= Peter Fenn =

American political consultant

Peter Fenn

Peter H. Fenn (born December 12, 1947) is a Democratic Party political strategist, consultant, television commentator and owner of Fenn Communications Group, a political and public affairs media firm based in Washington, DC in the United States. The firm has worked in over 300 campaigns, from presidential to mayoral, and represented a number of Fortune 500 companies.

== Career ==
In 1983, Peter Fenn founded a political consulting firm, becoming Fenn-King-Murphy-Putnam Communications after a partnership with Tom King in 1987. In 2003, Fenn incorporated as the Fenn Communications Group. Since its inception, Fenn and staff have assisted several Democratic candidates in the United States, including vice presidential candidate Geraldine Ferraro, Senator Paul Simon, and members of Congress David Bonior, Dave Obey and Nita Lowey. In addition to political campaigns, they have aided clients such as General Motors, Lockheed Martin, 3M, National Association of Realtors, The Brookings Institution and the Humane Society of the United States in providing strategic communications advice and producing image and issue advertising.

In 1996 and 1998, Fenn and his firm (then Fenn-King-Murphy-Putnam Communications) were chosen as the lead media consultants for the Democratic Congressional Campaign Committee, producing ads that helped win back seats for the Democrats. In campaign 2000, Fenn served as a surrogate spokesperson on cable news programs for Gore for President. He performed the same role in 2004 for the Kerry for President campaign and in 2008 for Obama for President.

Prior to forming the firm, Fenn was the first executive director of Democrats for the 80's, a political action committee founded by Pamela Harriman and then-Governor Bill Clinton. Fenn also served on the staff of the Senate Intelligence Committee and as Washington Chief of Staff for Senator Frank Church. In 1983, Fenn aided in the founding and was the first executive director of OpenSecrets.

Fenn has consulted overseas for the Agency for International Development and the National Endowment for Democracy. He produced television programs in Russia, Bosnia, Nicaragua and the Dominican Republic, and consulted for political parties and candidates in such countries as South Africa, Mozambique, Romania, Latvia, Colombia, Northern Ireland and Hungary.

== Academics ==
Peter Fenn has a B.A. from Macalester College, where he was President of the Alumni Association and a past member of the Board of Trustees He earned a M.A. in International Relations from the University of Southern California.

Since 1985, Fenn has served as an adjunct professor at George Washington's Graduate School of Political Management.

== Media contributions ==
Fenn was a rotating guest on Tucker, along with political analyst Pat Buchanan, until the show's end in March 2008. He also served as a guest host on CNN's Crossfire and The Spin Room, as well as MSNBC's Equal Time. Fenn appears frequently as a TV commentator on the major networks and on cable news shows.

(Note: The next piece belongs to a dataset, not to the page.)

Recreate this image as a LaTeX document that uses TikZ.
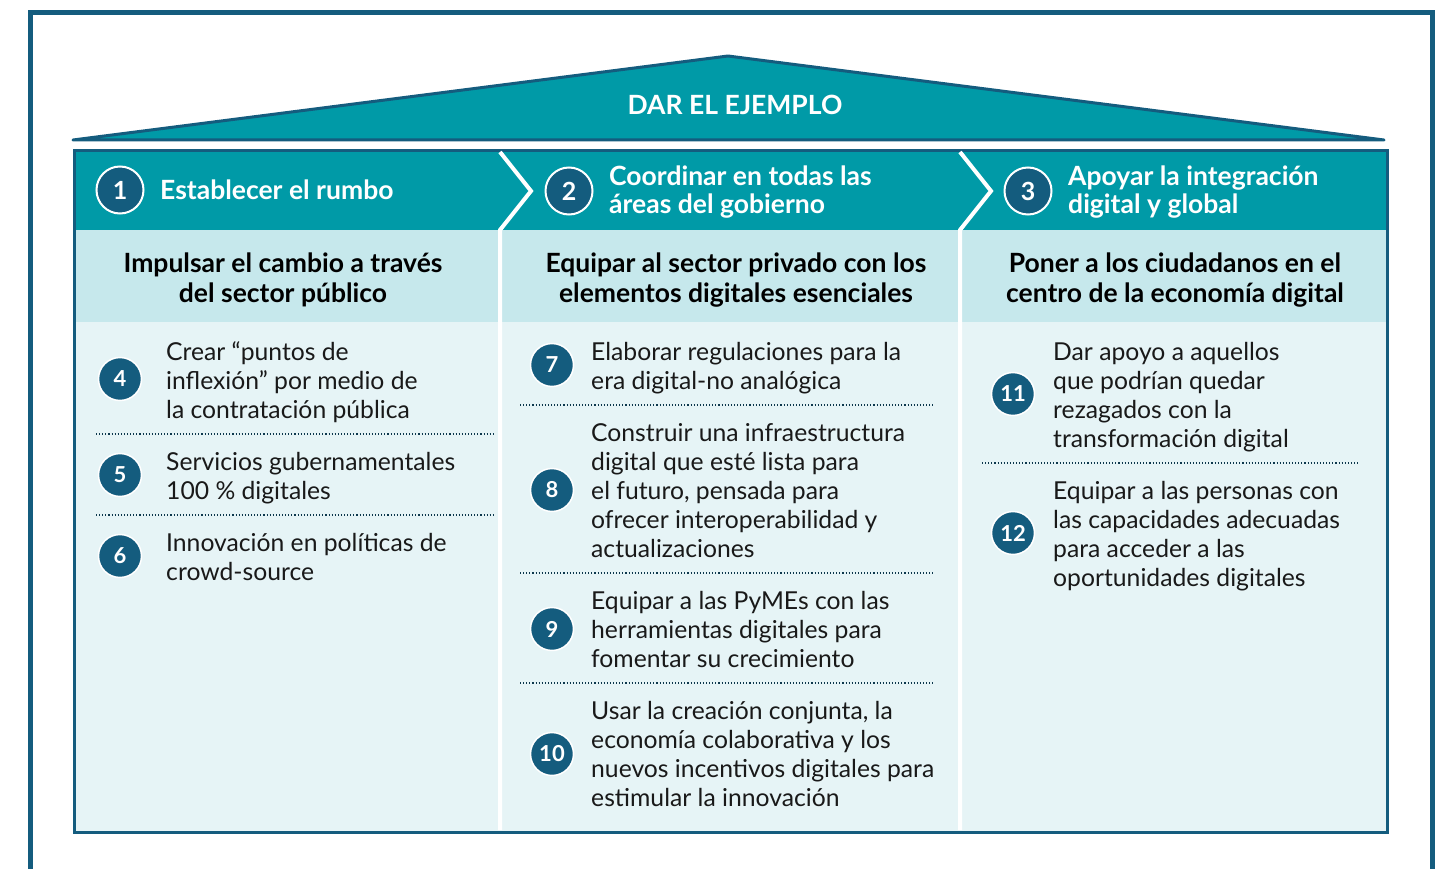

Fenn also writes regular columns for several DC papers and blogs, including The Hill’s Pundit’s Blog, Politico, and U.S. News & World Report.

== Awards ==
Peter Fenn was selected by Campaigns & Elections Magazine as a "Rising Star" as a political media consultant and as a "Mover and Shaker" in 1995. His writing and producing have also earned him Pollie Awards from the American Association of Political Consultants, Telly Awards, Summit Awards, Vision Awards and the award from PRNews for the Best Public Service Ad Campaign of 2005.